**DATA SECTION**.
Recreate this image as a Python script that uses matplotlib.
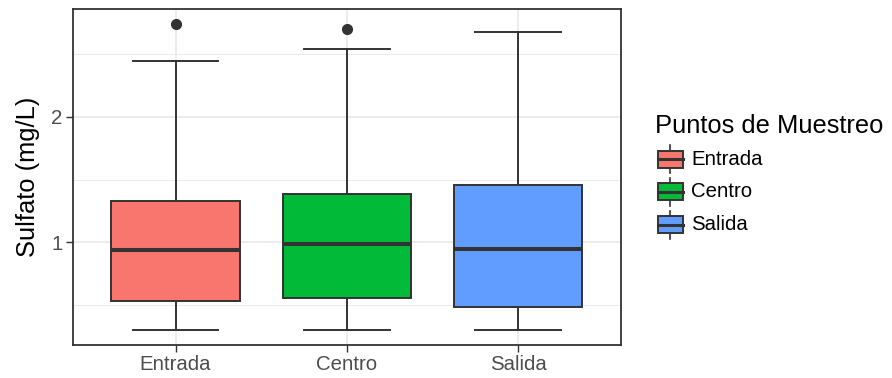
import matplotlib
matplotlib.use("Agg")
import matplotlib.pyplot as plt
from matplotlib.patches import Rectangle
from matplotlib.lines import Line2D

plt.rcParams['font.family'] = ['Liberation Sans', 'DejaVu Sans']

# Summary statistics of sulfate per sampling point
categories = ["Entrada", "Centro", "Salida"]
colors = ["#F8766D", "#00BA38", "#619CFF"]
whisker_low = [0.30, 0.30, 0.30]
q1 = [0.535, 0.554, 0.488]
median = [0.941, 0.986, 0.944]
q3 = [1.329, 1.382, 1.456]
whisker_high = [2.441, 2.539, 2.677]
outliers = [[2.735], [2.700], []]

y_ticks = [1, 2]
legend_title = "Puntos de Muestreo"
y_label = "Sulfato (mg/L)"

dark = "#333333"
grid_col = "#EBEBEB"

fig = plt.figure(figsize=(8.92, 3.78), dpi=100)
ax = fig.add_axes([72.7 / 892, 33 / 378, (621 - 72.7) / 892, (345 - 9) / 378])

stats = []
for i in range(len(categories)):
    stats.append(dict(med=median[i], q1=q1[i], q3=q3[i],
                      whislo=whisker_low[i], whishi=whisker_high[i],
                      fliers=outliers[i]))
positions = list(range(1, len(categories) + 1))

bp = ax.bxp(stats, positions=positions, widths=0.75, capwidths=0.5,
            patch_artist=True, showfliers=True,
            boxprops=dict(edgecolor=dark, linewidth=1.4),
            medianprops=dict(color=dark, linewidth=2.9, solid_capstyle='butt'),
            whiskerprops=dict(color=dark, linewidth=1.4),
            capprops=dict(color=dark, linewidth=1.4),
            flierprops=dict(marker='o', markersize=7, markerfacecolor=dark,
                            markeredgecolor=dark))
for patch, c in zip(bp['boxes'], colors):
    patch.set_facecolor(c)
    patch.set_zorder(3)
for m in bp['medians']:
    m.set_zorder(4)
for w in bp['whiskers'] + bp['caps']:
    w.set_zorder(2)

ax.set_xlim(0.4, 3.6)
ax.set_ylim(0.183, 2.857)
ax.set_xticks(positions)
ax.set_xticklabels(categories)
ax.set_yticks(y_ticks)
ax.set_yticklabels([str(t) for t in y_ticks])
ax.set_yticks([0.5, 1.5, 2.5], minor=True)

ax.set_axisbelow(True)
ax.grid(True, which='major', color=grid_col, linewidth=1.3)
ax.grid(True, which='minor', axis='y', color=grid_col, linewidth=0.7)
ax.tick_params(axis='both', which='major', length=4.8, width=1.0, color=dark,
               labelsize=14.7, labelcolor="#4D4D4D", pad=2.5)
ax.tick_params(axis='y', which='minor', length=0)
for s in ax.spines.values():
    s.set_color(dark)
    s.set_linewidth(1.3)

ax.set_ylabel(y_label, fontsize=18.4, color='black', labelpad=8)

# Legend drawn in its own axes, in pixel units
lax = fig.add_axes([0, 0, 1, 1])
lax.set_xlim(0, 892)
lax.set_ylim(378, 0)
lax.axis('off')
lax.text(655, 133, legend_title, fontsize=18.4, color='black', ha='left', va='baseline')
key_y = [159.3, 191.7, 224.7]
for ky, lab, c in zip(key_y, categories, colors):
    xc = 670
    lax.add_line(Line2D([xc, xc], [ky - 14, ky + 14], color=dark, linewidth=1.2))
    lax.add_patch(Rectangle((657.5, ky - 8.5), 25, 17, facecolor=c, edgecolor=dark,
                            linewidth=1.4, zorder=3))
    lax.add_line(Line2D([657.5, 682.5], [ky, ky], color=dark, linewidth=2.2, zorder=4))
    lax.text(691.5, ky, lab, fontsize=14.7, color='black', ha='left', va='center')

fig.savefig("out.png", dpi=100)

**YOUR OBJECTIVE**.
Repeat, with no pictures, each line from the beginning of the data through the line containing "ax.set_yticks([0.5, 1.5, 2.5], minor=True)", inclusive.

**PROBLEM SOLUTION**.
Recreate this image as a Python script that uses matplotlib.
import matplotlib
matplotlib.use("Agg")
import matplotlib.pyplot as plt
from matplotlib.patches import Rectangle
from matplotlib.lines import Line2D

plt.rcParams['font.family'] = ['Liberation Sans', 'DejaVu Sans']

# Summary statistics of sulfate per sampling point
categories = ["Entrada", "Centro", "Salida"]
colors = ["#F8766D", "#00BA38", "#619CFF"]
whisker_low = [0.30, 0.30, 0.30]
q1 = [0.535, 0.554, 0.488]
median = [0.941, 0.986, 0.944]
q3 = [1.329, 1.382, 1.456]
whisker_high = [2.441, 2.539, 2.677]
outliers = [[2.735], [2.700], []]

y_ticks = [1, 2]
legend_title = "Puntos de Muestreo"
y_label = "Sulfato (mg/L)"

dark = "#333333"
grid_col = "#EBEBEB"

fig = plt.figure(figsize=(8.92, 3.78), dpi=100)
ax = fig.add_axes([72.7 / 892, 33 / 378, (621 - 72.7) / 892, (345 - 9) / 378])

stats = []
for i in range(len(categories)):
    stats.append(dict(med=median[i], q1=q1[i], q3=q3[i],
                      whislo=whisker_low[i], whishi=whisker_high[i],
                      fliers=outliers[i]))
positions = list(range(1, len(categories) + 1))

bp = ax.bxp(stats, positions=positions, widths=0.75, capwidths=0.5,
            patch_artist=True, showfliers=True,
            boxprops=dict(edgecolor=dark, linewidth=1.4),
            medianprops=dict(color=dark, linewidth=2.9, solid_capstyle='butt'),
            whiskerprops=dict(color=dark, linewidth=1.4),
            capprops=dict(color=dark, linewidth=1.4),
            flierprops=dict(marker='o', markersize=7, markerfacecolor=dark,
                            markeredgecolor=dark))
for patch, c in zip(bp['boxes'], colors):
    patch.set_facecolor(c)
    patch.set_zorder(3)
for m in bp['medians']:
    m.set_zorder(4)
for w in bp['whiskers'] + bp['caps']:
    w.set_zorder(2)

ax.set_xlim(0.4, 3.6)
ax.set_ylim(0.183, 2.857)
ax.set_xticks(positions)
ax.set_xticklabels(categories)
ax.set_yticks(y_ticks)
ax.set_yticklabels([str(t) for t in y_ticks])
ax.set_yticks([0.5, 1.5, 2.5], minor=True)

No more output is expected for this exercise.